One week after launching Shaping Us, a new initiative about the importance of early childhood education, Catherine, Princess of Wales is drawing attention to another aspect of her work for Britain’s young people. In a new video to promote Children’s Mental Health Week, Kate joined a group of schoolchildren to show off a few of her craft skills and talk about this year’s theme for the week, “Let’s Connect.”
The princess asked students from St. John’s Church of England Primary School in Bethnal Green to talk about the importance of friendship and had them explain a color-coded emotions chart. “Thank you for having a chat with me today,” she said. “Keep talking about your feelings and keep asking others how they’re doing.”
In the video, Kate explained the importance of teaching children how to communicate about their emotions. “I’m a firm believer in giving young children the skills they need for life and focusing on their social and emotional development,” she said.
Children’s Mental Health Week was founded by the mental health charity Place2Be in 2015, and Kate has been a supporter of the organization ever since. Last week, Place2Be released a report that said 78 percent of children who sought mental health care struggled with social anxiety, but one-on-one support from a counselor does make a difference.
“We are delighted to have the support of our royal patron, HRH The Princess of Wales, to help shine a spotlight on the importance of supporting mental health from an early age,” said the organization’s CEO, Catherine Roche. “As the children of St John’s Primary have shown, taking part in activities and having positive conversations that help us connect with others, make us feel so much better.”

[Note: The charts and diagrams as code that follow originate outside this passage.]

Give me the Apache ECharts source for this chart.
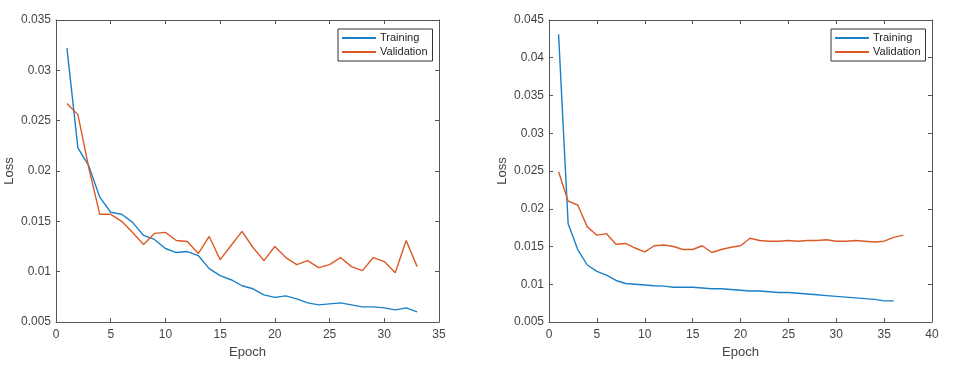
<!DOCTYPE html>
<html>
<head>
<meta charset="utf-8">
<script src="https://cdn.jsdelivr.net/npm/echarts@6/dist/echarts.min.js"></script>
<style>
  html, body { margin: 0; padding: 0; background: #fff; }
  #chart { width: 957px; height: 374px; }
</style>
</head>
<body>
<div id="chart"></div>
<script>
// left panel (33 epochs)
const trainA = [0.0322, 0.0223, 0.0205, 0.0174, 0.0159, 0.0157, 0.0149, 0.0136, 0.0132, 0.0123,
  0.0119, 0.0120, 0.0116, 0.0103, 0.0096, 0.0092, 0.0086, 0.0083, 0.0077, 0.00745,
  0.0076, 0.0073, 0.0069, 0.0067, 0.0068, 0.0069, 0.0067, 0.0065, 0.0065, 0.0064,
  0.0062, 0.0064, 0.0060];
const valA = [0.0267, 0.0256, 0.0203, 0.0157, 0.0157, 0.0150, 0.0139, 0.0127, 0.0138, 0.0139,
  0.0131, 0.0130, 0.0118, 0.0135, 0.0112, 0.0126, 0.0140, 0.0124, 0.0111, 0.0125,
  0.0114, 0.0107, 0.0111, 0.0104, 0.0107, 0.0114, 0.0105, 0.0101, 0.0114, 0.0110,
  0.0099, 0.0131, 0.0105];
// right panel (36 / 37 epochs)
const trainB = [0.0431, 0.0180, 0.0146, 0.01255, 0.0117, 0.0112, 0.0105, 0.0101, 0.0100, 0.0099,
  0.0098, 0.00975, 0.0096, 0.0096, 0.0096, 0.0095, 0.0094, 0.0094, 0.0093, 0.0092,
  0.0091, 0.0091, 0.0090, 0.0089, 0.0089, 0.0088, 0.0087, 0.0086, 0.0085, 0.0084,
  0.0083, 0.0082, 0.0081, 0.0080, 0.0078, 0.0078];
const valB = [0.0249, 0.0210, 0.0205, 0.0176, 0.0165, 0.0167, 0.0153, 0.0154, 0.0148, 0.0143,
  0.0151, 0.0152, 0.0150, 0.0146, 0.0146, 0.0151, 0.0142, 0.0146, 0.0149, 0.0151,
  0.0161, 0.0158, 0.0157, 0.0157, 0.0158, 0.0157, 0.0158, 0.0158, 0.0159, 0.0157,
  0.0157, 0.0158, 0.0157, 0.0156, 0.0157, 0.0162, 0.0165];

const xTicksA = { min: 0, max: 35, interval: 5 };
const xTicksB = { min: 0, max: 40, interval: 5 };
const yTicksA = { min: 0.005, max: 0.035, interval: 0.005 };
const yTicksB = { min: 0.005, max: 0.045, interval: 0.005 };

const seriesNames = ['Training', 'Validation'];
const colors = ['#1b80c8', '#dc5a28'];

const axisColor = '#555555';
const labelColor = '#444444';
const font = 'Liberation Sans, Arial, sans-serif';

function pairs(arr) {
  return arr.map(function (v, i) { return [i + 1, v]; });
}

function xAxes(grid, ticks) {
  const base = {
    gridIndex: grid, type: 'value', min: ticks.min, max: ticks.max, interval: ticks.interval,
    splitLine: { show: false },
    axisLine: { show: true, onZero: false, lineStyle: { color: axisColor, width: 1 } },
    axisTick: { show: true, inside: true, length: 4, lineStyle: { color: axisColor } }
  };
  return [
    Object.assign({}, base, {
      position: 'bottom',
      name: 'Epoch', nameLocation: 'middle', nameGap: 22,
      nameTextStyle: { color: labelColor, fontSize: 13, fontFamily: font },
      axisLabel: { color: labelColor, fontSize: 12, fontFamily: font, margin: 7 }
    }),
    Object.assign({}, base, { position: 'top', axisLabel: { show: false } })
  ];
}

function yAxes(grid, ticks) {
  const base = {
    gridIndex: grid, type: 'value', min: ticks.min, max: ticks.max, interval: ticks.interval,
    splitLine: { show: false },
    axisLine: { show: true, onZero: false, lineStyle: { color: axisColor, width: 1 } },
    axisTick: { show: true, inside: true, length: 4, lineStyle: { color: axisColor } }
  };
  return [
    Object.assign({}, base, {
      position: 'left',
      name: 'Loss', nameLocation: 'middle', nameGap: 40,
      nameTextStyle: { color: labelColor, fontSize: 13, fontFamily: font },
      axisLabel: {
        color: labelColor, fontSize: 12, fontFamily: font, margin: 5,
        formatter: function (v) { return String(+v.toFixed(3)); }
      }
    }),
    Object.assign({}, base, { position: 'right', axisLabel: { show: false } })
  ];
}

function line(name, data, color, xi, yi) {
  return {
    name: name, type: 'line', xAxisIndex: xi, yAxisIndex: yi,
    data: pairs(data), showSymbol: false, symbol: 'none',
    lineStyle: { color: color, width: 1.4 },
    itemStyle: { color: color },
    animation: false
  };
}

function legend(left) {
  return {
    left: left, top: 29, orient: 'vertical',
    data: seriesNames,
    icon: 'rect', itemWidth: 34, itemHeight: 2, itemGap: 2,
    padding: [3, 5, 3, 4],
    backgroundColor: '#fff',
    borderColor: '#333333', borderWidth: 1,
    textStyle: { color: '#262626', fontSize: 11, fontFamily: font, lineHeight: 12, padding: [0, 0, 0, -1] }
  };
}

const chart = echarts.init(document.getElementById('chart'));
chart.setOption({
  animation: false,
  grid: [
    { left: 56, top: 20, width: 383, height: 302 },
    { left: 549, top: 20, width: 383, height: 302 }
  ],
  xAxis: xAxes(0, xTicksA).concat(xAxes(1, xTicksB)),
  yAxis: yAxes(0, yTicksA).concat(yAxes(1, yTicksB)),
  legend: [legend(338), legend(831)],
  series: [
    line(seriesNames[0], trainA, colors[0], 0, 0),
    line(seriesNames[1], valA, colors[1], 0, 0),
    line(seriesNames[0], trainB, colors[0], 2, 2),
    line(seriesNames[1], valB, colors[1], 2, 2)
  ]
});
</script>
</body>
</html>
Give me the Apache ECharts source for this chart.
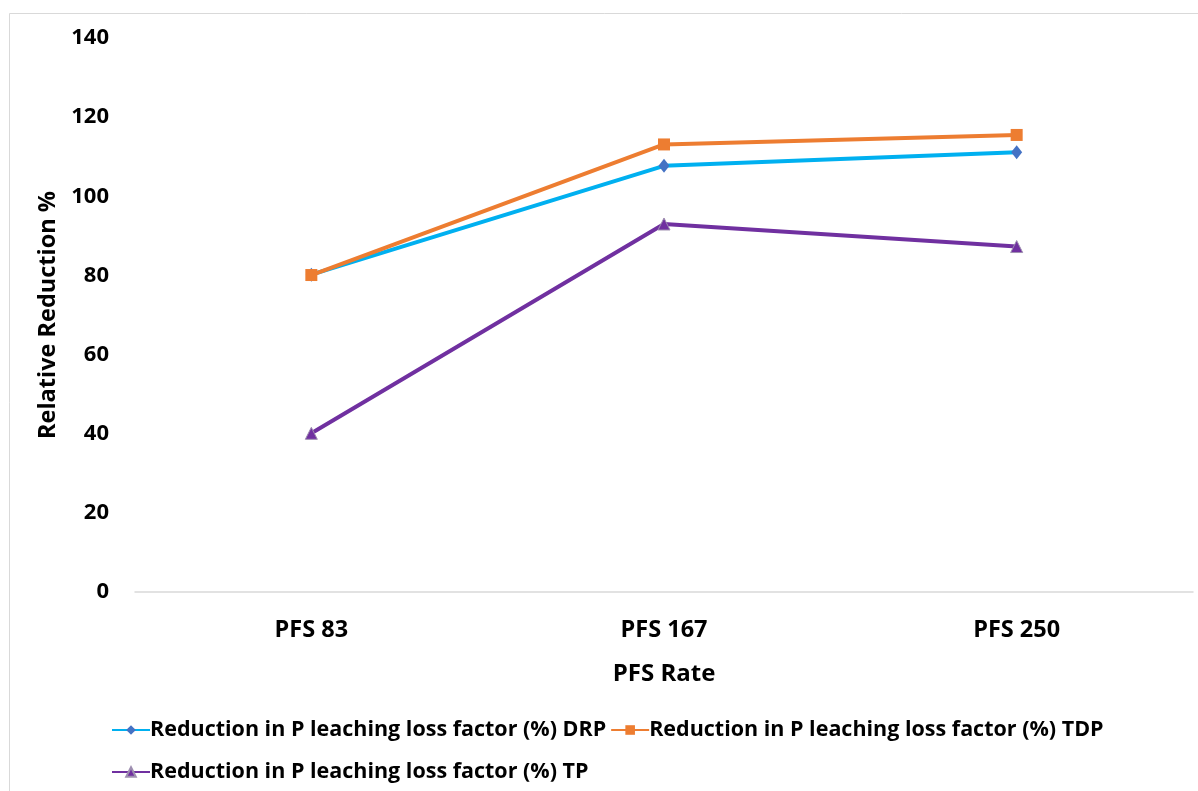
<!DOCTYPE html>
<html>
<head>
<meta charset="utf-8">
<script src="https://cdn.jsdelivr.net/npm/echarts@6/dist/echarts.min.js"></script>
<style>
  html, body { margin: 0; padding: 0; background: #fff; }
  #chart { width: 1198px; height: 791px; }
</style>
</head>
<body>
<div id="chart"></div>
<script>
// PFS application rates
const categories = ['PFS 83', 'PFS 167', 'PFS 250'];

// Reduction in P leaching loss factor (%)
const drpValues = [80.2, 107.7, 111.1];
const tdpValues = [80.1, 113.1, 115.5];
const tpValues  = [40.1, 93.0, 87.3];

const yTicks = { min: 0, max: 140, interval: 20 };

const seriesNames = [
  'Reduction in P leaching loss factor (%) DRP',
  'Reduction in P leaching loss factor (%) TDP',
  'Reduction in P leaching loss factor (%) TP'
];

const FONT = '"Open Sans"';
const chart = echarts.init(document.getElementById('chart'));

const legendText = { fontFamily: FONT, fontWeight: 'bold', fontSize: 21.5, color: '#000', padding: [0, 0, 0, -5] };

chart.setOption({
  backgroundColor: '#ffffff',
  animation: false,
  textStyle: { fontFamily: FONT, fontWeight: 'bold', color: '#000' },
  graphic: [{
    type: 'rect',
    shape: { x: 9.5, y: 13.5, width: 1200, height: 800 },
    style: { fill: 'none', stroke: '#d9d9d9', lineWidth: 1 },
    silent: true
  }],
  grid: { left: 135, right: 5, top: 38, bottom: 199 },
  legend: [{
    data: [seriesNames[0], seriesNames[1]],
    left: 106, top: 714,
    itemWidth: 38, itemHeight: 12, itemGap: 4,
    textStyle: legendText
  }, {
    data: [seriesNames[2]],
    left: 106, top: 756,
    itemWidth: 38, itemHeight: 12, itemGap: 4,
    textStyle: legendText
  }],
  xAxis: {
    type: 'category',
    data: categories,
    boundaryGap: true,
    name: 'PFS Rate',
    nameLocation: 'middle',
    nameGap: 70,
    nameTextStyle: { fontFamily: FONT, fontWeight: 'bold', fontSize: 24, color: '#000' },
    axisLine: { lineStyle: { color: '#d9d9d9', width: 1.5 } },
    axisTick: { show: false },
    axisLabel: { fontFamily: FONT, fontWeight: 'bold', fontSize: 23.5, color: '#000', margin: 26 }
  },
  yAxis: {
    type: 'value',
    min: yTicks.min, max: yTicks.max, interval: yTicks.interval,
    name: 'Relative Reduction %',
    nameLocation: 'middle',
    nameGap: 75,
    nameTextStyle: { fontFamily: FONT, fontWeight: 'bold', fontSize: 23.5, color: '#000' },
    axisLine: { show: false },
    axisTick: { show: false },
    splitLine: { show: false },
    axisLabel: { fontFamily: FONT, fontWeight: 'bold', fontSize: 22, color: '#000', margin: 26 }
  },
  series: [{
    name: seriesNames[0],
    type: 'line',
    data: drpValues,
    symbol: 'diamond',
    symbolSize: [11, 14],
    lineStyle: { color: '#00B0F0', width: 4 },
    itemStyle: { color: '#4472C4' },
    z: 3
  }, {
    name: seriesNames[1],
    type: 'line',
    data: tdpValues,
    symbol: 'rect',
    symbolSize: 12,
    lineStyle: { color: '#ED7D31', width: 4 },
    itemStyle: { color: '#ED7D31' },
    z: 4
  }, {
    name: seriesNames[2],
    type: 'line',
    data: tpValues,
    symbol: 'triangle',
    symbolSize: 12,
    lineStyle: { color: '#7030A0', width: 4 },
    itemStyle: { color: '#7030A0', borderColor: '#9e8fb0', borderWidth: 1 },
    z: 2
  }]
});
</script>
</body>
</html>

Over the weekend, Kate also shared baby photos of herself to her social media accounts, along with a personal note signed “C,” as a part of the Shaping Us campaign. “On Tuesday we launched #ShapingUs to raise awareness of the vital role our early years play in shaping the rest of our lives,” it read. “This weekend, we’d love for you all to spend time with your friends, families, colleagues and communities talking about your early childhoods and how they’ve shaped your lives.”